Fiction Responding to Fiction: Anton Chekhov and Joyce Carol Oates
The Fiction Responding to Fiction series considers the influence that a short story has on another writer; all entries can be found here.
Joyce Carol Oates’s story “The Lady with the Pet Dog” is a clear response to Anton Chekhov’s classic story “The Lady with the Little Dog.” Almost 75 years separate the two stories, and Oates, though her modifications, clearly modernizes the story, retelling the story through a feminist lens.
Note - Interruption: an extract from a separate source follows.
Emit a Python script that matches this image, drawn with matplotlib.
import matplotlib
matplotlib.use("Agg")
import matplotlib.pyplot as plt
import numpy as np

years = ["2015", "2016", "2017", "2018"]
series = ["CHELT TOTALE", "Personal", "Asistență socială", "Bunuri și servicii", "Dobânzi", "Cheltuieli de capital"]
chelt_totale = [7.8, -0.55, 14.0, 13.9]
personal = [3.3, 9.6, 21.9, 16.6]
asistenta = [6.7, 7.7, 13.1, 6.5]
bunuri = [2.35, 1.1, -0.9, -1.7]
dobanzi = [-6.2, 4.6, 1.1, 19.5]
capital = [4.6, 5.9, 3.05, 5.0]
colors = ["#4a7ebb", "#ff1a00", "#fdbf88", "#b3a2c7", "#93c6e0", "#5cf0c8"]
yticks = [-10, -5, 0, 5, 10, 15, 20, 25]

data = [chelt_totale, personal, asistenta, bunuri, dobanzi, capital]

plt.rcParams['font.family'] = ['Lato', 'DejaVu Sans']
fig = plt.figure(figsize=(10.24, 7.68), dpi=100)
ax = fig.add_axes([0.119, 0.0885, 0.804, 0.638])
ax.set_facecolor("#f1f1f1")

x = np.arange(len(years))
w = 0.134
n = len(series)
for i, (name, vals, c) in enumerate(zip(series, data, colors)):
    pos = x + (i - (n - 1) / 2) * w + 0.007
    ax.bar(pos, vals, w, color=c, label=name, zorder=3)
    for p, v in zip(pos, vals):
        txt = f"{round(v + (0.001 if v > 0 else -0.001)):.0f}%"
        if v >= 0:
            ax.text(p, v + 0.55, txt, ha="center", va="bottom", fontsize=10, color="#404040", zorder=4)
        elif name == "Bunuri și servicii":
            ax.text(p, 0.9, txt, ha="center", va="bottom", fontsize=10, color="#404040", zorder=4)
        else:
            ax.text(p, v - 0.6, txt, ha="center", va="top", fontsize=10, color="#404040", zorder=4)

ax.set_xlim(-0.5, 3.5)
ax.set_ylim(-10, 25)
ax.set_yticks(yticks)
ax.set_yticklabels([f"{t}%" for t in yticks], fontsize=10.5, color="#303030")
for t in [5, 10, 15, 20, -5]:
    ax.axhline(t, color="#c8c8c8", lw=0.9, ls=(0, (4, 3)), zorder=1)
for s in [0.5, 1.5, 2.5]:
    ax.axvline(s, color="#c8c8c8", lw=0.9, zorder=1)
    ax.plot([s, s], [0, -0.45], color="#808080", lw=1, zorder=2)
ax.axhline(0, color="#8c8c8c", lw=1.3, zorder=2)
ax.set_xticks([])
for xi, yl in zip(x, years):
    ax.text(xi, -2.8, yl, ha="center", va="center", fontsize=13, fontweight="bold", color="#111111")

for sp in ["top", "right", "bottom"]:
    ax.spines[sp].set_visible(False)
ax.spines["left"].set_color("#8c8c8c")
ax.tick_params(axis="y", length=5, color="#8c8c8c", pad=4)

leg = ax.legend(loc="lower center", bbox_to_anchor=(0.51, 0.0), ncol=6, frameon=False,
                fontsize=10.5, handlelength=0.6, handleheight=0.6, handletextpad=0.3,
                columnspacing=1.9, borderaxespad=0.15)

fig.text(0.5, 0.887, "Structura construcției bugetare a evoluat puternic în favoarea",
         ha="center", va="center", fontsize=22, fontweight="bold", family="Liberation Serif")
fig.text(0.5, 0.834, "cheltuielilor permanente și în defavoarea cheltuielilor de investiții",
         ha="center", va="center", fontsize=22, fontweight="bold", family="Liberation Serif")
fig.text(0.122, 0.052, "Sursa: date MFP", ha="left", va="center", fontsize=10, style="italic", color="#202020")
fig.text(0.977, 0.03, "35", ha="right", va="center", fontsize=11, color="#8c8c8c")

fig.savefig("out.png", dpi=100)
Chekhov’s linear story is written from the point of view of the man, Dmitri Dmitrich Gurov, who is having an affair with Anna Sergeevna, the lady with the dog. The point of view is relatively close to Gurov; we see the world and Anna through his perspective. There are moments, however, where Chekhov pulls back somewhat, so that we get a fuller perspective which encompasses both characters. This clearly happens at the end of the story, when the couple realizes that they wish to be together:
And it seemed that, just a little more—and the solution would be found, and then a new, beautiful life would begin; and it was clear to both of them that the end was still far, far off, and that the most complicated and difficult part was just beginning.
Oates tells the story through the point of view of the woman—Anna, as well—and responds to the circularity at the end of Chekhov’s story by employing a cyclical structure throughout her story. We begin at a concert—a point midway through the chronological story—where Anna spots her lover. We return to the concert two more times over the course of the story, learning and seeing a bit more with each return. From the start at the concert, we move back in time, to where the couple leaves Nantucket, where they have met, and then we move back in time again to when they first meet. The exact midpoint of the story is the moment that they meet. Throughout the story, Oates plays with this circular structure, often referring to it in the text, in Anna’s thoughts and words: “Everything is repeating itself. Everything is stuck.”
Oates, by not naming either of the men in the story—the husband or the lover—creates intentional confusion between the two characters, speaking to the doubleness that exists throughout. Anna often thinks of one man while she is with the other:
She lay in his arms while her husband talked to her, miles away, one body fading into another. He will grow old, his body will change, she thought, pressing her cheek against the back of one of these men.
With Chekhov, the doubleness is also present, but the lives are separate, with one life always hidden from the other, as Gurov believes that “every man led his own real and very interesting life under the cover of secrecy, as under the cover of night.” Gurov has had multiple adulterous affairs while in Oates’s version it is not clear whether her protagonist has had other affairs, although it seems unlikely.
In both stories, the dog is central to the initial meeting between the characters. In Chekhov’s story, the dog belongs to Anna and is introduced in the first sentence. The dog—whose name is never revealed and forgotten by Gurov when he sees the dog later—is connected to the woman in that she is described, by others in the resort town, as “the lady with the little dog.” The dog does not enter Oates’s story until the middle, and the dog does not belong to Anna but instead belongs to the man who will become Anna’s lover.
It is the drawing that the man does of Anna and the dog that becomes a repeated image. The man draws multiple versions of Anna and the dog on the beach when they meet; later, at home, Anna returns to look at the drawing that she keeps hidden in her closet. Again, we see a version of doubleness, as Anna sees the woman in the drawing as separate from herself:
The fever in her husband’s body had touched her and driven her temperature up, and now she stared at the drawing with a kind of lust, fearful of seeing an ugly soul in that woman’s face, fearful of seeing the face suddenly through her lover’s eyes.
She is concerned with the way in which he perceives her, the way in which he draws her, as though she believes that she only becomes real for him in this replication.
At the end of Chekhov’s story, as noted earlier, Gurov and Anna decide that they want to be together, that they want to rid themselves of the deception. It seems, however, quite unlikely that this will come to pass. Anna, in Oates’s story, also realizes that she belongs with her lover, but instead of losing the doubleness and the deception, it is within that doubleness that she finds her happiness:
This man was her husband truly—they were truly married, here in this room—they had been married haphazardly and accidentally for a long time. In another part of the city she had another husband, a “husband,” but she had not betrayed that man, not really.
Anna’s guilt and “shame”—an emotion mentioned frequently throughout the story—have disappeared. She sees herself as being with this man, more so than with her husband; there is no shame because he is the one who is her “truest lover.” The ending, while ambiguous, seems to indicate that Anna will end up with her lover; the power and strength that Anna now represents, however, is clear and absolute.